Risks that kids face online

As parents, we want to know our kids are safe – but the online world is harder to control  than the real one .

Today one in four people in the world is a child. In Nigeria, children under the age of 18 make up an estimated 52.44% of the population. By nature, they are also the most drawn to the internet, and will lead the digital transformation. They are also the most at risk to bullying and harassment.

Here are the most important things to be aware of when it comes keeping your children safe online.

Cyber bullying

One of the biggest forms of online harassment for children is cyber bullying. The online world presents the ideal platform for bullies to harass their victims. They’re no longer confined to the playground, but can partake in round-the-clock attacks via email, social media and instant messaging. Recent statistics show that 52% of young people report being cyber bullied. Worryingly, more than half of young people surveyed said they never confide in their parents when they are bullied.

This means it is up to parents, to be aware of potentially cruel or risky behaviour taking place online by monitoring your children’s online activities, as well as offline behaviour that may signify a child as a victim. It’s also important to teach children not to text or post anything online that would hurt or embarrass anyone else, or compromise themselves – 49% of youth have regretted something they have posted online. In this case, awareness and prevention is better than cure.

Malware and other online threats

It’s also important to be aware of the other threats being online can pose. These include malware and viruses that children could inadvertently stumble upon while online. Criminals work relentlessly to seize control of digital devices, compromise email and text messages or spy on online activities in an attempt to steal one’s  identity or financial information. Children are particularly susceptible to these attacks because they can be lured with offers of free downloads or click on links without understanding the risk of exposure to viruses and scams.

One way to lessen this threat is to educate  children to be careful about the information they share online and protect their passwords.

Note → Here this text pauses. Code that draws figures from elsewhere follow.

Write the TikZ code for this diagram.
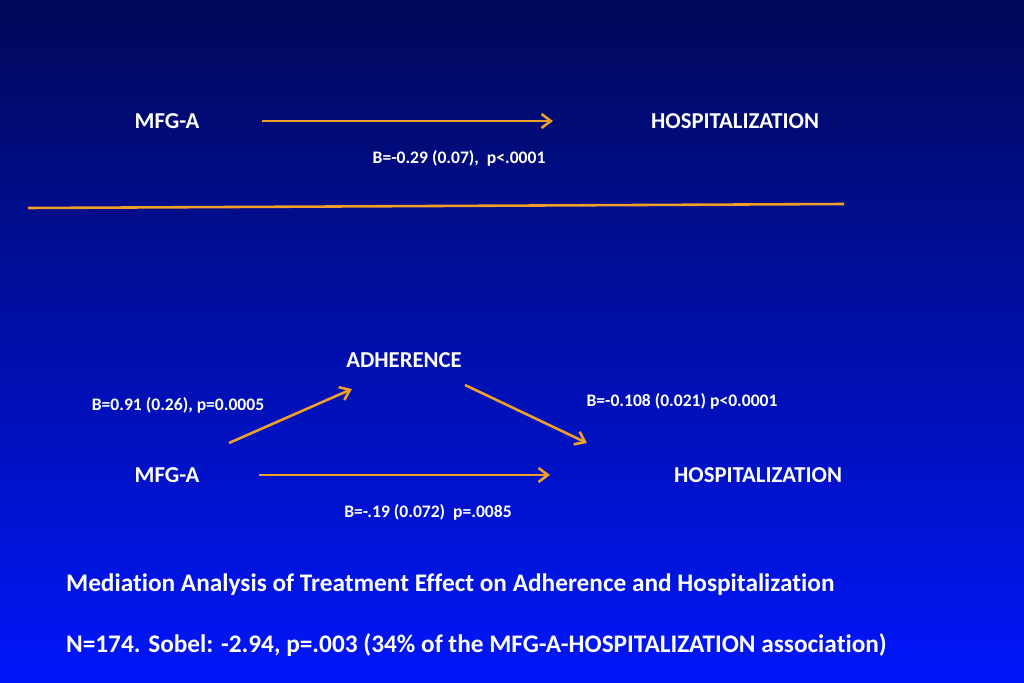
\documentclass[tikz,border=0pt]{standalone}
\usepackage{fontspec}
\setmainfont[Ligatures={NoCommon,NoRare}]{Carlito}
\usetikzlibrary{arrows.meta}
\definecolor{bgtop}{RGB}{0,8,88}
\definecolor{bgbot}{RGB}{0,22,250}
\definecolor{arrowc}{RGB}{240,160,40}
\tikzset{
  varname/.style={text=white, font=\bfseries\fontsize{19.4}{22}\selectfont},
  coeff/.style={text=white, font=\bfseries\fontsize{15}{18}\selectfont},
  caption/.style={text=white, font=\bfseries\fontsize{21.6}{25}\selectfont, anchor=west},
  path/.style={draw=arrowc, line width=2.2pt, -{Straight Barb[length=8pt,width=12pt]}},
}
\begin{document}
\begin{tikzpicture}[x=0.03cm, y=-0.03cm]
\shade[top color=bgtop, bottom color=bgbot] (0,0) rectangle (1024,683);
\useasboundingbox (0,0) rectangle (1024,683);
% total effect
\node[varname] (mfgtop) at (167,121) {MFG-A};
\node[varname] (hosptop) at (735,121) {HOSPITALIZATION};
\coordinate (ctop1) at (262,121);
\coordinate (ctop2) at (553,121);
\draw[path] (ctop1) -- (ctop2);
\node[coeff] (ctop) at (459,158) {B=-0.29 (0.07),\ \ p<.0001};
% separator
\coordinate (sepl) at (28,208);
\coordinate (sepr) at (844,204);
\draw[draw=arrowc, line width=2.2pt] (sepl) -- (sepr);
% mediation model
\node[varname] (adh) at (404,360) {ADHERENCE};
\node[varname] (mfg) at (167,475) {MFG-A};
\node[varname] (hosp) at (758,475) {HOSPITALIZATION};
\coordinate (a1) at (229,443);
\coordinate (a2) at (352,389);
\coordinate (b1) at (465,385);
\coordinate (b2) at (587,443);
\coordinate (c1) at (259,475);
\coordinate (c2) at (550,475);
\draw[path] (a1) -- (a2);
\draw[path] (b1) -- (b2);
\draw[path] (c1) -- (c2);
\node[coeff] (ca) at (178,405) {B=0.91 (0.26), p=0.0005};
\node[coeff] (cb) at (682,401) {B=-0.108 (0.021) p<0.0001};
\node[coeff] (cc) at (428,512) {B=-.19 (0.072)\ \ p=.0085};
% captions
\node[caption] (title) at (62,585) {Mediation Analysis of Treatment Effect on Adherence and Hospitalization};
\node[caption] (sobel) at (62,645) {N=174. Sobel: -2.94, p=.003 (34\% of the MFG-A-HOSPITALIZATION association)};
\end{tikzpicture}
\end{document}
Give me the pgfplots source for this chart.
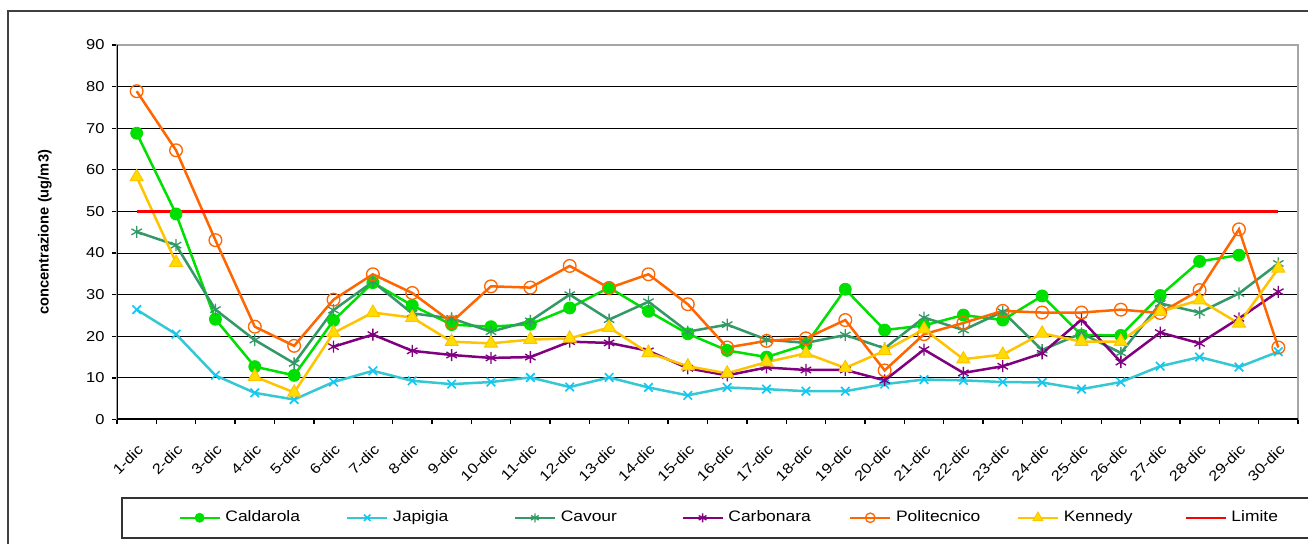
\documentclass[border=0pt]{standalone}
\usepackage{pgfplots}
\pgfplotsset{compat=1.18}
\usepackage{fontspec}
\setmainfont[FakeStretch=1.15]{Liberation Sans}
\newfontfamily\labfont{Liberation Sans}
\definecolor{cgreen}{HTML}{00E000}
\definecolor{cjapl}{HTML}{33C8D2}
\definecolor{cjapm}{HTML}{10C8F8}
\definecolor{ccav}{HTML}{339966}
\definecolor{ccarb}{HTML}{800080}
\definecolor{cpol}{HTML}{FF6600}
\definecolor{cken}{HTML}{FFC400}
\definecolor{ckenf}{HTML}{FFDD00}
\begin{document}
\begin{tikzpicture}
\clip (0,0) rectangle (784.8pt,326.4pt);
\fill[white] (0,0) rectangle (784.8pt,326.4pt);
\draw[black!75, line width=0.9pt] (4.8pt,-30pt) rectangle (830pt,319.8pt);
\begin{axis}[
  at={(70.2pt,74.7pt)}, anchor=south west, scale only axis,
  width=708.6pt, height=224.7pt,
  xmin=0.5, xmax=30.5, ymin=0, ymax=90,
  xtick={1,...,30},
  xticklabels={1-dic,2-dic,3-dic,4-dic,5-dic,6-dic,7-dic,8-dic,9-dic,10-dic,11-dic,12-dic,13-dic,14-dic,15-dic,16-dic,17-dic,18-dic,19-dic,20-dic,21-dic,22-dic,23-dic,24-dic,25-dic,26-dic,27-dic,28-dic,29-dic,30-dic},
  minor xtick={0.5,1.5,...,30.5},
  ytick={0,10,...,90},
  tick pos=left, tick align=outside,
  major tick length=3pt, minor tick length=3pt,
  every major x tick/.style={draw=none},
  every minor x tick/.style={black, line width=0.8pt},
  every major y tick/.style={black, line width=0.8pt},
  ymajorgrids,
  major grid style={black, line width=0.6pt},
  axis line style={gray!70, line width=0.8pt},
  tick label style={font=\fontsize{8.6pt}{10pt}\selectfont},
  /pgf/number format/assume math mode=true,
  xticklabel style={xshift=0pt, yshift=-11pt, rotate=45, anchor=north east, inner sep=0pt},
  yticklabel style={xshift=-1pt},
  ylabel={concentrazione (ug/m3)},
  ylabel style={font=\labfont\bfseries\fontsize{8.8pt}{10pt}\selectfont, at={(axis description cs:-0.061,0.5)}, anchor=center},
  unbounded coords=jump,
  legend columns=7,
  legend style={at={(axis description cs:0.0034,-0.207)}, anchor=north west,
    draw=black!80, line width=0.9pt, inner xsep=34.2pt, inner ysep=7.5pt,
    font=\fontsize{9.1pt}{10pt}\selectfont,
    /tikz/every even column/.style={column sep=0pt},
    /tikz/every odd column/.style={column sep=0pt},
    nodes={inner sep=0pt, text height=7pt, text depth=2pt, anchor=west}},
  legend image code/.code={\draw[mark repeat=2,mark phase=2,#1, line width=1pt, every mark/.append style={scale=0.75}] plot coordinates {(0pt,0pt) (12pt,0pt) (24pt,0pt)};},
]
\addplot[color=cgreen, line width=1.5pt, mark=*, mark size=3.6pt, mark options={solid, fill=cgreen, draw=cgreen, line width=0.5pt}] coordinates {
(1,68.8) (2,49.4) (3,24.1) (4,12.7) (5,10.6) (6,23.8) (7,32.9) (8,27.4) (9,22.8) (10,22.3)
(11,22.9) (12,26.8) (13,31.7) (14,26.0) (15,20.6) (16,16.6) (17,15.0) (18,18.0) (19,31.3) (20,21.5)
(21,22.6) (22,25.1) (23,23.9) (24,29.7) (25,20.3) (26,20.2) (27,29.8) (28,38.0) (29,39.5) (30,nan)};
\addlegendentry{\makebox[75.6pt][l]{\hspace{3pt}Caldarola}}
\addplot[color=cjapl, line width=1.5pt, mark=x, mark size=3.6pt, mark options={solid, draw=cjapm, line width=1pt}] coordinates {
(1,26.4) (2,20.5) (3,10.6) (4,6.4) (5,4.8) (6,9.0) (7,11.7) (8,9.3) (9,8.5) (10,9.0)
(11,10.1) (12,7.8) (13,10.1) (14,7.7) (15,5.8) (16,7.7) (17,7.3) (18,6.8) (19,6.8) (20,8.5)
(21,9.6) (22,9.4) (23,9.0) (24,8.9) (25,7.3) (26,9.0) (27,12.8) (28,15.0) (29,12.6) (30,16.3)};
\addlegendentry{\makebox[75.6pt][l]{\hspace{3pt}Japigia}}
\addplot[color=ccav, line width=1.5pt, mark=asterisk, mark size=3.6pt, mark options={solid, line width=0.8pt}] coordinates {
(1,45.1) (2,41.9) (3,26.4) (4,19.1) (5,13.5) (6,26.3) (7,33.1) (8,25.5) (9,24.3) (10,21.1)
(11,23.7) (12,30.0) (13,24.0) (14,28.3) (15,21.1) (16,22.8) (17,19.2) (18,18.4) (19,20.3) (20,17.1)
(21,24.5) (22,21.5) (23,25.9) (24,16.7) (25,20.7) (26,16.0) (27,27.9) (28,25.7) (29,30.3) (30,37.5)};
\addlegendentry{\makebox[75.6pt][l]{\hspace{3pt}Cavour}}
\addplot[color=ccarb, line width=1.5pt, mark=asterisk, mark size=3.6pt, mark options={solid, line width=0.8pt}] coordinates {
(1,nan) (2,nan) (3,nan) (4,nan) (5,nan) (6,17.5) (7,20.4) (8,16.5) (9,15.5) (10,14.8)
(11,15.0) (12,18.7) (13,18.4) (14,16.5) (15,12.3) (16,10.6) (17,12.5) (18,11.9) (19,11.9) (20,9.4)
(21,16.8) (22,11.2) (23,12.8) (24,15.9) (25,24.0) (26,13.8) (27,20.9) (28,18.3) (29,24.3) (30,30.7)};
\addlegendentry{\makebox[75.6pt][l]{\hspace{3pt}Carbonara}}
\addplot[color=cpol, line width=1.5pt, mark=o, mark size=3.8pt, mark options={solid, line width=0.8pt}] coordinates {
(1,78.9) (2,64.7) (3,43.1) (4,22.3) (5,17.7) (6,28.8) (7,34.9) (8,30.4) (9,23.4) (10,32.0)
(11,31.7) (12,36.9) (13,31.6) (14,34.9) (15,27.7) (16,17.3) (17,18.9) (18,19.5) (19,23.9) (20,11.8)
(21,20.5) (22,23.2) (23,26.1) (24,25.7) (25,25.7) (26,26.4) (27,25.6) (28,31.1) (29,45.7) (30,17.3)};
\addlegendentry{\makebox[75.6pt][l]{\hspace{3pt}Politecnico}}
\addplot[color=cken, line width=1.5pt, mark=triangle*, mark size=4.5pt, mark options={solid, fill=ckenf, draw=cken, line width=0.6pt}] coordinates {
(1,58.3) (2,37.7) (3,nan) (4,10.3) (5,6.5) (6,20.8) (7,25.7) (8,24.5) (9,18.7) (10,18.3)
(11,19.2) (12,19.5) (13,22.1) (14,16.0) (15,12.8) (16,11.1) (17,13.8) (18,15.9) (19,12.4) (20,16.5)
(21,21.7) (22,14.5) (23,15.6) (24,20.7) (25,18.7) (26,18.7) (27,25.9) (28,28.7) (29,23.1) (30,36.3)};
\addlegendentry{\makebox[75.6pt][l]{\hspace{3pt}Kennedy}}
\addplot[color=red, line width=1.6pt] coordinates {(1,50) (30,50)};
\addlegendentry{\makebox[75.6pt][l]{\hspace{3pt}Limite}}
\draw[black, line width=1.4pt] (rel axis cs:0,1) -- (rel axis cs:0,0) -- (rel axis cs:1,0);
\end{axis}
\end{tikzpicture}
\end{document}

Teach them to think carefully about the connections they accept on social media and think before clicking on links or downloading content. This is also useful to ensure they are only exposed to content appropriate for their age or maturity.

Beyond education, it’s a good idea to consider filtering software, keep software up to date and be the administrator of home computers. Services such as Windows 10 Family Features also allow individuals to manage their family’s digital life across Windows PCs, Xbox and mobile devices. The service gives the option to restrict the amount of hours children spend online, and one can add money to  Microsoft accounts rather than allowing others to  share credit card details for purchases.

Balancing the pros and cons of the online world

As a parent in the digital age, it is important to allow children to enjoy the limitless information and opportunities that exist online, while not forgetting that it comes at a risk. The most effective way to do this is to make online safety a family effort, and combine guidance with monitoring of online activities.

By understanding the risks of the internet yourself, you are in a better position to help your children develop the skills and ethics they need to deal with situations, information and people on the web.